April 13, 2018

Oman and beyond


Muscat, Oman is a shock to the eyes after India.  The port is surrounded by brown peaks, reminiscent of Arizona.  The buildings gleam bright white against the backdrop.  The men wear the dishdasha, most of them in spotless white, some in shades of beige.  The dishdasha is an ankle-length long-sleeved “dress.”  They look cool and comfortable and I assume they’re made of cotton.  I can’t figure how they keep them so white and how they keep them so wrinkle-free.  Anyway, between the white buildings and the white-clothed men, the city sparkles.




Next to us in port is the AIDAstella, a German cruise ship of about 2100 passengers.  We can expect the town to be bustling. The sultan's two yachts are also in dock.



We decide to skip the excursion which visits a mosque, a palace, and the market.  Instead, we make the quick trip into town on the port shuttle and go straight to the Muttrah Souk.  The souk is hard to describe if you’ve never been to one.  It’s a colorful labyrinth, a rabbit warren, a maze.  There are innumerable paths in and countless ways out, unless you’re trying to find one; then you hit dead ends and lose all sense of direction, going in circles and fearing you might run out of water. 


When we enter we’re greeted by shopkeepers trying to lure us into their cubicles.  I had done a little research and learned that you should travel the smaller paths and follow the locals in order to escape the hawkers and find the bargains.  Still, I’m intimidated by the expectation that I should bargain.  I follow a couple of burqa-clad women into a fabric shop.  The fabrics are stunning and mesmerizing in their quantity and variety.  I bought a couple of sheer scarfs and didn’t bargain.  Shame on me. 
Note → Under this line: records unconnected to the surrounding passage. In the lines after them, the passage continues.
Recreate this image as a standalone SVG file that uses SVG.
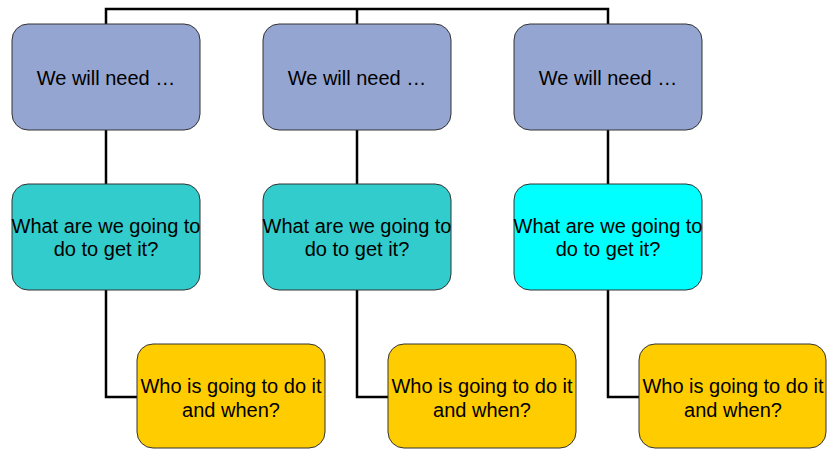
<svg xmlns="http://www.w3.org/2000/svg" width="827" height="450" viewBox="0 0 827 450">
<style>
.box{stroke:#333;stroke-width:1}
.b1{fill:#95A5D1}
.b2{fill:#33CCCC}
.b2c{fill:#00FFFF}
.b3{fill:#FFCC00}
.t{font-family:"Liberation Sans",Arial,sans-serif;font-size:20px;fill:#000;text-anchor:middle}
.c{fill:none;stroke:#000;stroke-width:2.5}
</style>
<rect width="827" height="450" fill="#fff"/>
<g id="connectors">
<path class="c" d="M106,24 V9 H608 V24"/>
<path class="c" d="M357,9 V24"/>
<path class="c" d="M106,130 V184"/>
<path class="c" d="M357,130 V184"/>
<path class="c" d="M608,130 V184"/>
<path class="c" d="M106,290 V397 H137"/>
<path class="c" d="M357,290 V397 H388"/>
<path class="c" d="M608,290 V397 H639"/>
</g>
<g id="need1"><rect class="box b1" x="12" y="24" width="188" height="106" rx="16"/><text class="t" x="106" y="85">We will need …</text></g>
<g id="need2"><rect class="box b1" x="263" y="24" width="188" height="106" rx="16"/><text class="t" x="357" y="85">We will need …</text></g>
<g id="need3"><rect class="box b1" x="514" y="24" width="188" height="106" rx="16"/><text class="t" x="608" y="85">We will need …</text></g>
<g id="what1"><rect class="box b2" x="12" y="184" width="188" height="106" rx="16"/><text class="t" x="106" y="233">What are we going to</text><text class="t" x="106" y="256">do to get it?</text></g>
<g id="what2"><rect class="box b2" x="263" y="184" width="188" height="106" rx="16"/><text class="t" x="357" y="233">What are we going to</text><text class="t" x="357" y="256">do to get it?</text></g>
<g id="what3"><rect class="box b2c" x="514" y="184" width="188" height="106" rx="16"/><text class="t" x="608" y="233">What are we going to</text><text class="t" x="608" y="256">do to get it?</text></g>
<g id="who1"><rect class="box b3" x="137" y="344" width="188" height="104" rx="16"/><text class="t" x="231" y="393">Who is going to do it</text><text class="t" x="231" y="417">and when?</text></g>
<g id="who2"><rect class="box b3" x="388" y="344" width="188" height="104" rx="16"/><text class="t" x="482" y="393">Who is going to do it</text><text class="t" x="482" y="417">and when?</text></g>
<g id="who3"><rect class="box b3" x="639" y="344" width="187" height="104" rx="16"/><text class="t" x="733" y="393">Who is going to do it</text><text class="t" x="733" y="417">and when?</text></g>
</svg>
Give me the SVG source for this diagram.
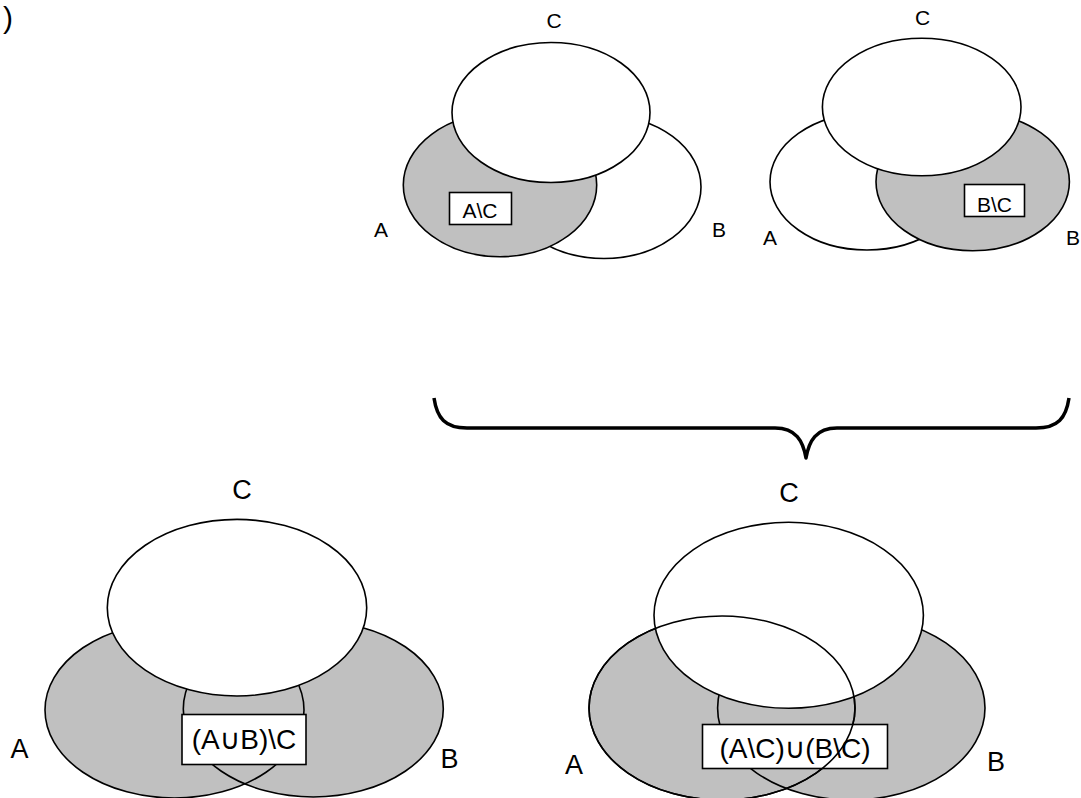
<svg xmlns="http://www.w3.org/2000/svg" width="1081" height="798" viewBox="0 0 1081 798">
<style>
text{font-family:"Liberation Sans","DejaVu Sans",Arial,sans-serif;fill:#000;text-anchor:middle}
.s{font-size:21px}
.l{font-size:27px}
.b{font-size:28px}
.w{fill:#fff;stroke:#000;stroke-width:1.6}
.g{fill:#c0c0c0;stroke:#000;stroke-width:1.6}
.gf{fill:#c0c0c0;stroke:none}
.o{fill:none;stroke:#000;stroke-width:1.6}
.box{fill:#fff;stroke:#000;stroke-width:1.6}
</style>
<rect x="0" y="0" width="1081" height="798" fill="#fff"/>
<text x="3" y="28" style="font-size:30px;text-anchor:start">)</text>

<g id="venn-top-left">
<ellipse class="w" cx="604" cy="187" rx="97" ry="71.5"/>
<ellipse class="g" cx="500" cy="185" rx="96.7" ry="71.7"/>
<ellipse class="w" cx="551" cy="112.5" rx="99" ry="70"/>
<rect class="box" x="449.5" y="192.5" width="62" height="32"/>
<text class="s" x="480" y="218">A\C</text>
<text class="s" x="554" y="28">C</text>
<text class="s" x="381" y="237">A</text>
<text class="s" x="719" y="237">B</text>
</g>

<g id="venn-top-right">
<ellipse class="w" cx="867" cy="181.7" rx="97" ry="68.3"/>
<ellipse class="g" cx="972.7" cy="181.7" rx="96.7" ry="69"/>
<ellipse class="w" cx="921.7" cy="107" rx="99.3" ry="68.7"/>
<rect class="box" x="964.5" y="184.5" width="60" height="32"/>
<text class="s" x="994.5" y="212">B\C</text>
<text class="s" x="922.5" y="25">C</text>
<text class="s" x="770" y="245">A</text>
<text class="s" x="1073" y="245">B</text>
</g>

<g id="connectors">
<path d="M434,398 C437,418 445,428 467,428 L775,428 C796,428 803,441 806,458 C809,441 816,428 837,428 L1036,428 C1058,428 1066,418 1069,398" fill="none" stroke="#000" stroke-width="3.5" stroke-linejoin="round"/>
</g>

<g id="venn-bottom-left">
<ellipse class="gf" cx="174.5" cy="710" rx="129.5" ry="88"/>
<ellipse class="gf" cx="313.3" cy="709" rx="130" ry="88"/>
<ellipse class="o" cx="174.5" cy="710" rx="129.5" ry="88"/>
<ellipse class="o" cx="313.3" cy="709" rx="130" ry="88"/>
<ellipse class="w" cx="237" cy="607.7" rx="129.7" ry="88.3"/>
<rect class="box" x="182" y="714.5" width="124" height="50"/>
<text class="b" x="244" y="749">(A∪B)\C</text>
<text class="l" x="242" y="499">C</text>
<text class="l" x="19.5" y="758">A</text>
<text class="l" x="449.5" y="768">B</text>
</g>

<g id="venn-bottom-right">
<ellipse class="gf" cx="851.3" cy="708" rx="133.7" ry="92"/>
<ellipse class="gf" cx="722" cy="708" rx="133" ry="92"/>
<ellipse class="o" cx="851.3" cy="708" rx="133.7" ry="92"/>
<ellipse class="o" cx="722" cy="708" rx="133" ry="92"/>
<ellipse class="w" cx="788.7" cy="615.3" rx="134.7" ry="93"/>
<rect class="box" x="702.5" y="724.5" width="185" height="44"/>
<text class="b" x="795" y="758">(A\C)∪(B\C)</text>
<ellipse class="o" cx="722" cy="708" rx="133" ry="92"/>
<text class="l" x="789" y="502">C</text>
<text class="l" x="574" y="774">A</text>
<text class="l" x="996" y="771">B</text>
</g>
</svg>
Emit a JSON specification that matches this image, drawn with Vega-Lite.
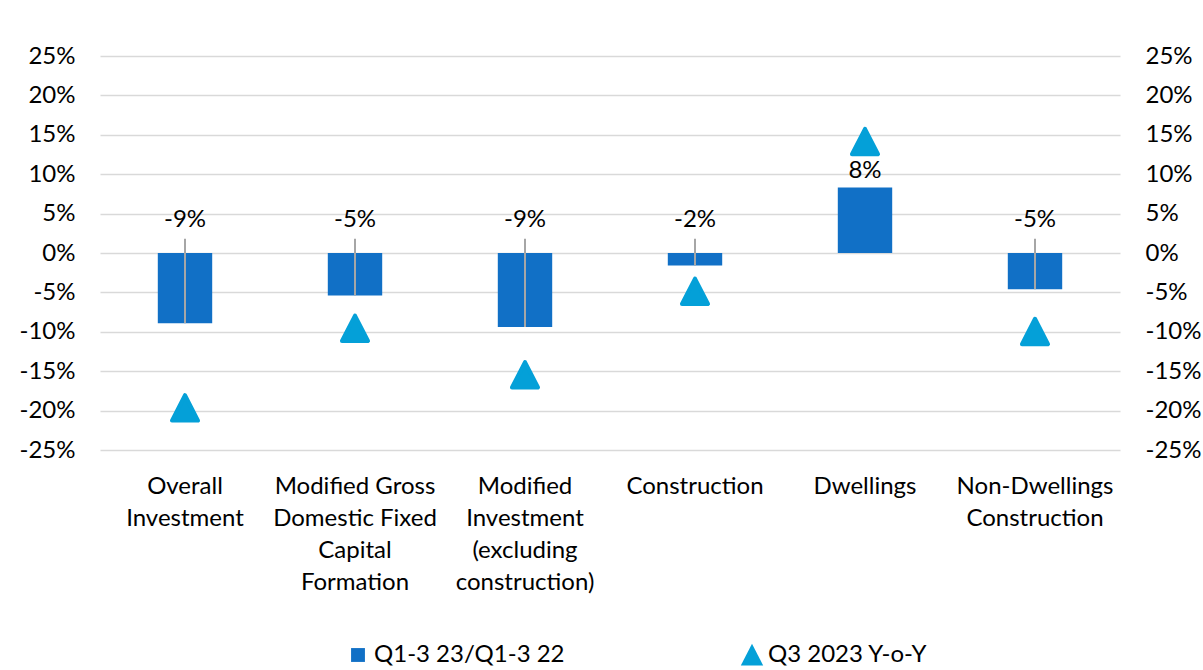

We go deeper.  We’ve gotten to the jewelry section.  Shop window after shop window is packed full of gold, gaudy gold, filigreed gold. 
Omani men are allowed to have four wives, though this is becoming uncommon as it’s so expensive.  The man must pay a dowry which usually includes gold jewelry.  The wife continues to collect gold after marriage as an economic hedge and in case she needs to buy her way out of the marriage.  Divorce is becoming more common and accepted.

A necklace in a window catches my eye.  Not gold.  Silver with citrine and amethyst.  Inside the small store are a couple of Americans, and another couple leaving remarks that this is a good shop, good people, good prices, good quality.  Also, good air conditioning.  Anyway, without going into detail, I came away with the necklace and a ring.  There was a bit of bargaining, but I probably could have pushed it some more.  I hope I do a better job when I get home and have to buy my new car!  A bit of buyer’s remorse because I really didn’t NEED these.  In my stupor, I left my scarf purchase in the shop.  The kind gentleman chased after me.  We hadn’t gone far because we were spinning in circles trying to find a way out.  After heading down some dead ends Bob used his iphone to lead us out.  We were almost out of water. 

We walked back to the ship and stopped at the public market fish/vegetable/meat market.  It was later in the day, not as lively as it would have been earlier.




Back to the ship and settle in for our six days at sea while we follow the coast of Yemen and eventually into the Red Sea.  Today, on our third day sailing the Arabian Sea and the Gulf of Aden, we’re about to enter the small passage between Yemen and Somalia.  This is the scary bit.  There are extra security precautions in force.  We’ve been cautioned not to share any pictures on social media.  So, if I tell you, I’d have to kill you.  Details in our next communique.